**Information shown**
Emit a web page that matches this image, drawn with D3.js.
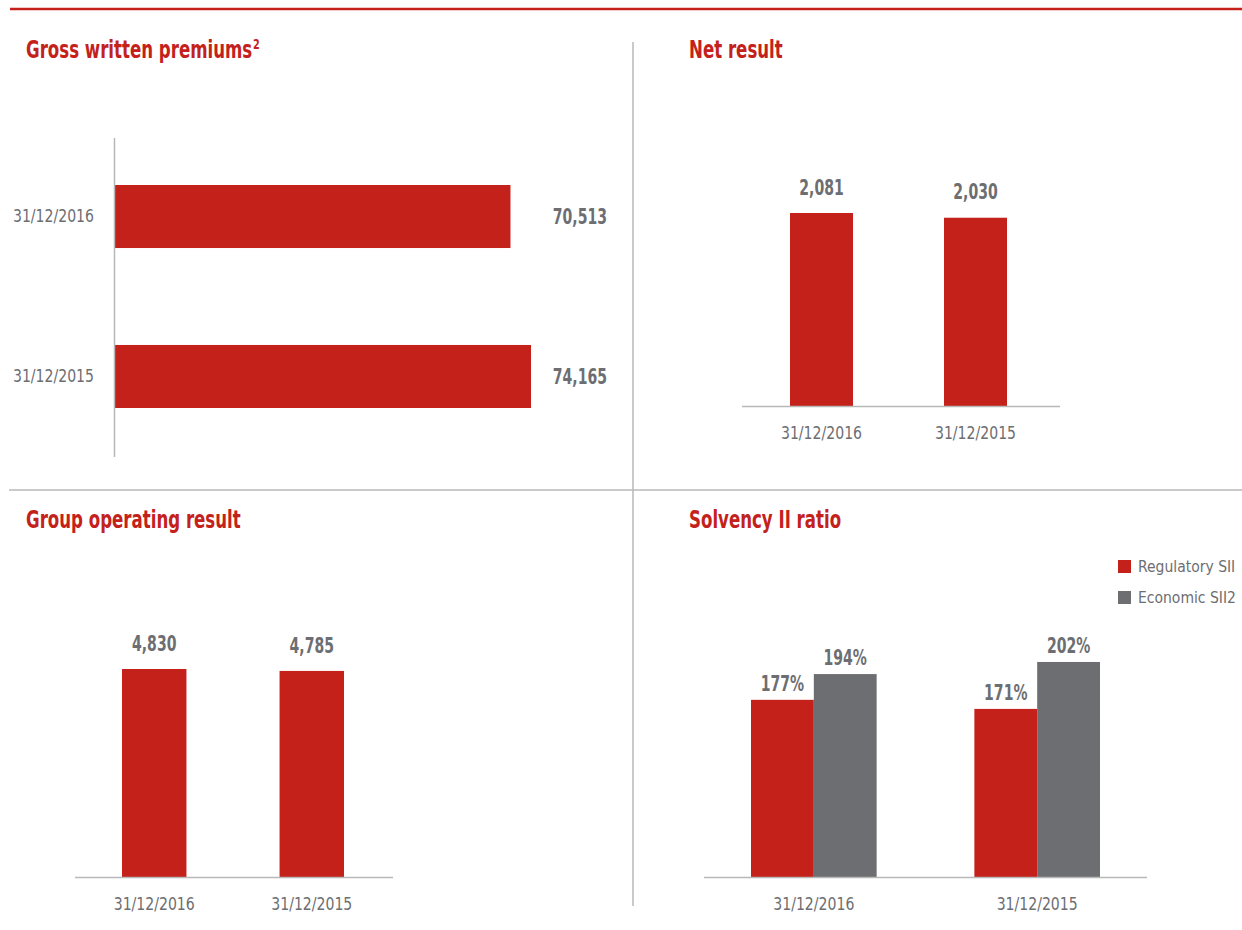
<!DOCTYPE html>
<html>
<head>
<meta charset="utf-8">
<script src="https://cdn.jsdelivr.net/npm/d3@7/dist/d3.min.js"></script>
<style>
  html, body { margin: 0; padding: 0; background: #ffffff; }
  svg { display: block; }
  text { font-family: "DejaVu Sans Condensed", "DejaVu Sans", sans-serif; }
</style>
</head>
<body>
<svg id="chart" width="1242" height="930"></svg>
<script>
// ---------- DATA ----------
const categories = ["31/12/2016", "31/12/2015"];
const grossPremiums = [70513, 74165];
const netResult = [2081, 2030];
const operatingResult = [4830, 4785];
const solvencySeries = ["Regulatory SII", "Economic SII2"];
const solvencyRegulatory = [177, 171];
const solvencyEconomic = [194, 202];
const titles = ["Gross written premiums", "Net result", "Group operating result", "Solvency II ratio"];

// ---------- STYLE ----------
const RED = "#c4211b";
const GREY = "#6d6e71";
const LINE = "#b8b8b8";
const fmt = d3.format(",");
// horizontal condensing factors (reference uses a condensed face)
const SX_TITLE = 0.77, SX_VAL = 0.71, SX_CAT = 0.92, SX_LEG = 0.97;

const svg = d3.select("#chart");
const tf = (x, y, s) => `translate(${x},${y}) scale(${s},1)`;

// frame lines
svg.append("line").attr("x1", 10).attr("x2", 1242).attr("y1", 9).attr("y2", 9)
  .attr("stroke", RED).attr("stroke-width", 2.5);
svg.append("line").attr("x1", 9).attr("x2", 1242).attr("y1", 490).attr("y2", 490)
  .attr("stroke", LINE).attr("stroke-width", 1.5);
svg.append("line").attr("x1", 633).attr("x2", 633).attr("y1", 42).attr("y2", 906)
  .attr("stroke", LINE).attr("stroke-width", 1.5);

function title(x, y, txt, sup) {
  const t = svg.append("text").attr("transform", tf(x, y, SX_TITLE))
    .attr("fill", RED).attr("font-weight", "bold").attr("font-size", 24).text(txt);
  if (sup) {
    t.append("tspan").attr("font-size", 14).attr("dy", -9).attr("dx", 1).text(sup);
  }
}
title(26, 58, titles[0], "2");
title(689, 58, titles[1]);
title(26, 528, titles[2]);
title(689, 528, titles[3]);

// ---------- Panel 1: Gross written premiums (horizontal bars) ----------
{
  const g = svg.append("g");
  const y = d3.scaleBand().domain(categories).range([185, 408]).paddingInner(0.606);
  const x = d3.scaleLinear().domain([0, 74165]).range([114, 531]);
  const data = categories.map((c, i) => ({ c, v: grossPremiums[i] }));
  g.selectAll("rect").data(data).join("rect")
    .attr("x", x(0)).attr("y", d => y(d.c))
    .attr("width", d => x(d.v) - x(0)).attr("height", y.bandwidth())
    .attr("fill", RED);
  g.append("line").attr("x1", 114.5).attr("x2", 114.5).attr("y1", 138).attr("y2", 457)
    .attr("stroke", LINE).attr("stroke-width", 1.5);
  g.selectAll(".cat").data(data).join("text").attr("class", "cat")
    .attr("transform", d => tf(94, y(d.c) + y.bandwidth() / 2, SX_CAT)).attr("dy", "0.35em")
    .attr("text-anchor", "end").attr("fill", GREY).attr("font-size", 17).text(d => d.c);
  g.selectAll(".val").data(data).join("text").attr("class", "val")
    .attr("transform", d => tf(607, y(d.c) + y.bandwidth() / 2, SX_VAL)).attr("dy", "0.35em")
    .attr("text-anchor", "end").attr("fill", GREY).attr("font-weight", "bold")
    .attr("font-size", 22).text(d => fmt(d.v));
}

// ---------- vertical single-series panels ----------
function columnPanel(values, xRange, base, topForMax, lineX) {
  const g = svg.append("g");
  const x = d3.scaleBand().domain(categories).range(xRange).paddingInner(0.591);
  const y = d3.scaleLinear().domain([0, d3.max(values)]).range([base, topForMax]);
  const data = categories.map((c, i) => ({ c, v: values[i] }));
  g.selectAll("rect").data(data).join("rect")
    .attr("x", d => x(d.c)).attr("y", d => y(d.v))
    .attr("width", x.bandwidth()).attr("height", d => y(0) - y(d.v))
    .attr("fill", RED);
  g.append("line").attr("x1", lineX[0]).attr("x2", lineX[1]).attr("y1", base + 0.5).attr("y2", base + 0.5)
    .attr("stroke", LINE).attr("stroke-width", 1.5);
  g.selectAll(".val").data(data).join("text").attr("class", "val")
    .attr("transform", d => tf(x(d.c) + x.bandwidth() / 2, y(d.v) - 26, SX_VAL)).attr("dy", "0.35em")
    .attr("text-anchor", "middle").attr("fill", GREY).attr("font-weight", "bold")
    .attr("font-size", 22).text(d => fmt(d.v));
  g.selectAll(".cat").data(data).join("text").attr("class", "cat")
    .attr("transform", d => tf(x(d.c) + x.bandwidth() / 2, base + 27, SX_CAT)).attr("dy", "0.35em")
    .attr("text-anchor", "middle").attr("fill", GREY).attr("font-size", 17).text(d => d.c);
}
columnPanel(netResult, [790, 1007], 406, 213, [742, 1060]);
columnPanel(operatingResult, [122, 344], 877, 669, [75, 393]);

// ---------- Panel 4: Solvency II ratio (grouped) ----------
{
  const g = svg.append("g");
  const base = 877;
  const x0 = d3.scaleBand().domain(categories).range([751, 1100]).paddingInner(0.4375);
  const x1 = d3.scaleBand().domain(solvencySeries).range([0, x0.bandwidth()]);
  const y = d3.scaleLinear().domain([60, 200]).range([base, base - 212]);
  const color = d3.scaleOrdinal().domain(solvencySeries).range([RED, GREY]);
  const groups = categories.map((c, i) => ({
    c, vals: [
      { s: solvencySeries[0], v: solvencyRegulatory[i] },
      { s: solvencySeries[1], v: solvencyEconomic[i] }
    ]
  }));
  const gg = g.selectAll(".grp").data(groups).join("g").attr("class", "grp")
    .attr("transform", d => `translate(${x0(d.c)},0)`);
  gg.selectAll("rect").data(d => d.vals).join("rect")
    .attr("x", d => x1(d.s)).attr("y", d => y(d.v))
    .attr("width", x1.bandwidth()).attr("height", d => base - y(d.v))
    .attr("fill", d => color(d.s));
  gg.selectAll(".val").data(d => d.vals).join("text").attr("class", "val")
    .attr("transform", d => tf(x1(d.s) + x1.bandwidth() / 2, y(d.v) - 17, SX_VAL)).attr("dy", "0.35em")
    .attr("text-anchor", "middle").attr("fill", GREY).attr("font-weight", "bold")
    .attr("font-size", 22).text(d => d.v + "%");
  g.append("line").attr("x1", 704).attr("x2", 1147).attr("y1", base + 0.5).attr("y2", base + 0.5)
    .attr("stroke", LINE).attr("stroke-width", 1.5);
  g.selectAll(".cat").data(categories).join("text").attr("class", "cat")
    .attr("transform", d => tf(x0(d) + x0.bandwidth() / 2, base + 27, SX_CAT)).attr("dy", "0.35em")
    .attr("text-anchor", "middle").attr("fill", GREY).attr("font-size", 17).text(d => d);

  // legend
  const lg = g.selectAll(".lg").data(solvencySeries).join("g").attr("class", "lg")
    .attr("transform", (d, i) => `translate(1118,${560 + i * 31})`);
  lg.append("rect").attr("width", 13).attr("height", 13).attr("fill", d => color(d));
  lg.append("text").attr("transform", tf(20, 6.5, SX_LEG)).attr("dy", "0.35em")
    .attr("fill", GREY).attr("font-size", 16).text(d => d);
}
</script>
</body>
</html>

**What you are asked to do**
Return the material line for line, from its beginning to the line that contains "title(689, 528, titles[3]);", with the pictures left out.

**The result**
Emit a web page that matches this image, drawn with D3.js.
<!DOCTYPE html>
<html>
<head>
<meta charset="utf-8">
<script src="https://cdn.jsdelivr.net/npm/d3@7/dist/d3.min.js"></script>
<style>
  html, body { margin: 0; padding: 0; background: #ffffff; }
  svg { display: block; }
  text { font-family: "DejaVu Sans Condensed", "DejaVu Sans", sans-serif; }
</style>
</head>
<body>
<svg id="chart" width="1242" height="930"></svg>
<script>
// ---------- DATA ----------
const categories = ["31/12/2016", "31/12/2015"];
const grossPremiums = [70513, 74165];
const netResult = [2081, 2030];
const operatingResult = [4830, 4785];
const solvencySeries = ["Regulatory SII", "Economic SII2"];
const solvencyRegulatory = [177, 171];
const solvencyEconomic = [194, 202];
const titles = ["Gross written premiums", "Net result", "Group operating result", "Solvency II ratio"];

// ---------- STYLE ----------
const RED = "#c4211b";
const GREY = "#6d6e71";
const LINE = "#b8b8b8";
const fmt = d3.format(",");
// horizontal condensing factors (reference uses a condensed face)
const SX_TITLE = 0.77, SX_VAL = 0.71, SX_CAT = 0.92, SX_LEG = 0.97;

const svg = d3.select("#chart");
const tf = (x, y, s) => `translate(${x},${y}) scale(${s},1)`;

// frame lines
svg.append("line").attr("x1", 10).attr("x2", 1242).attr("y1", 9).attr("y2", 9)
  .attr("stroke", RED).attr("stroke-width", 2.5);
svg.append("line").attr("x1", 9).attr("x2", 1242).attr("y1", 490).attr("y2", 490)
  .attr("stroke", LINE).attr("stroke-width", 1.5);
svg.append("line").attr("x1", 633).attr("x2", 633).attr("y1", 42).attr("y2", 906)
  .attr("stroke", LINE).attr("stroke-width", 1.5);

function title(x, y, txt, sup) {
  const t = svg.append("text").attr("transform", tf(x, y, SX_TITLE))
    .attr("fill", RED).attr("font-weight", "bold").attr("font-size", 24).text(txt);
  if (sup) {
    t.append("tspan").attr("font-size", 14).attr("dy", -9).attr("dx", 1).text(sup);
  }
}
title(26, 58, titles[0], "2");
title(689, 58, titles[1]);
title(26, 528, titles[2]);
title(689, 528, titles[3]);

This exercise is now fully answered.